Security & governance
Posture attestation
A managed install writes what it actually is to a file your EDR reads. No server, no callback, no Conifer in the loop.
No IT team hands a fleet a local model runtime on faith. They want to know what each Mac is running, whether the build is signed, whether it is past its expiry, and what the org policy has turned off. Endpoint tooling already scans for stray quantized weights and flags them as shadow software. Attestation answers that scan: a governed install drops a structured posture document the tooling collects and reads, so the runtime reports itself instead of reading like contraband.
The posture document
The document is one JSON file, schema version 1, assembled from state the app already holds: the baked expiry, the org-policy status, and the live telemetry preference. One builder produces both the file the tooling collects and the readout the admin previews, so the two cannot drift apart.
| Field | What it carries |
|---|---|
bundle_id | The install identity the tooling keys its collection on. |
app_version | The running version, straight from the binary. |
expires | The build’s baked expiry, RFC 3339. Past this date the binary refuses to run, so a fleet cannot drift onto an abandoned build. |
release_signed | True only when the real release key signed this build. A dev build reports false, honestly. |
managed | Whether an MDM profile governs this Mac, plus the policy fingerprint and the restriction tokens it declares. |
telemetry | The live opt-in state: none on a default install, opt-in-enabled once a user turns collection on. Read from the actual preference, never hardcoded. |
signature | Reserved for a detached build-key signature over the document. Null in v1. |
The fingerprint is a stable content hash of the policy, not a cryptographic seal. IT matches it against the profile they pushed to confirm the machine is running the policy they think it is.
How it gets collected
Writing the file is opt-in at launch, not a background behavior. The MDM launch policy arms an environment variable, CONIFER_ATTEST, set to the path the app writes to. At startup the app writes the document there once and carries on. The path comes only from the environment. Nothing inside the studio can choose it, and an unarmed launch (every consumer launch) writes nothing at all.
# Arm the beacon at the well-known collection path, then launch.
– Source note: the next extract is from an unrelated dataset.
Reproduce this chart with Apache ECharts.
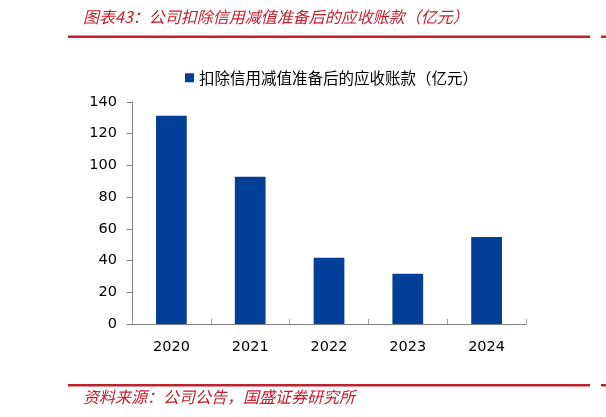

CONIFER_ATTEST="/Library/Application Support/build.conifer.desktop/posture.json" \
open -a "Sage"Collection is whatever file-gathering your tooling already does. A Jamf Extension Attribute, an osquery table, or any policy that reads a path off disk picks up the document on its own schedule. The recommended target sits under group-readable Application Support, so an agent reads it without elevating into the app.
- The app
- Writes one file when armed. Never opens a socket to do it.
- Your tooling
- Reads that file on its own cadence and rolls it up however you already roll up endpoint data.
- Conifer
- Is not contacted. There is no beacon endpoint and no callback. The collection path runs entirely between the Mac and your fleet tooling.
Same serverless shape as the rest of fleet governance. For how the binary and the MDM-pushed policy fit together, see MDM policy & the expiring binary. To read this same document in-app, see the admin console.
What it proves, and what it does not
Attestation is governance, not DRM. The report stays worth trusting only because it is precise about that boundary. The line:
| Claim | Holds? |
|---|---|
| A Conifer-signed build is reporting its own posture honestly. | Yes, as far as a signed binary is trustworthy. |
| The policy fingerprint matches the profile your MDM pushed. | Yes. A mismatch means the machine is not on the policy you think. |
| The telemetry line reflects the live opt-in, not a constant. | Yes. An install that opted in testifies so, never a false 'none'. |
| The document is cryptographically signed and tamper-proof. | No. A detached signature is reserved, null today. |
| Conifer enforces the policy on the device. | No. Your MDM owns device-level enforcement. |
The honesty rule
The telemetry line cannot drift into a false privacy claim. Only the exact marker the opt-in setter writes reads back as enabled; an absent, empty, or tampered mirror falls through to none. The one lie that would matter, reporting none while collection is on, takes deleting a file the setter rewrites on every toggle. The document carries the same local-first guarantee the settings panel shows on screen, up to the fleet, written once rather than read off a panel.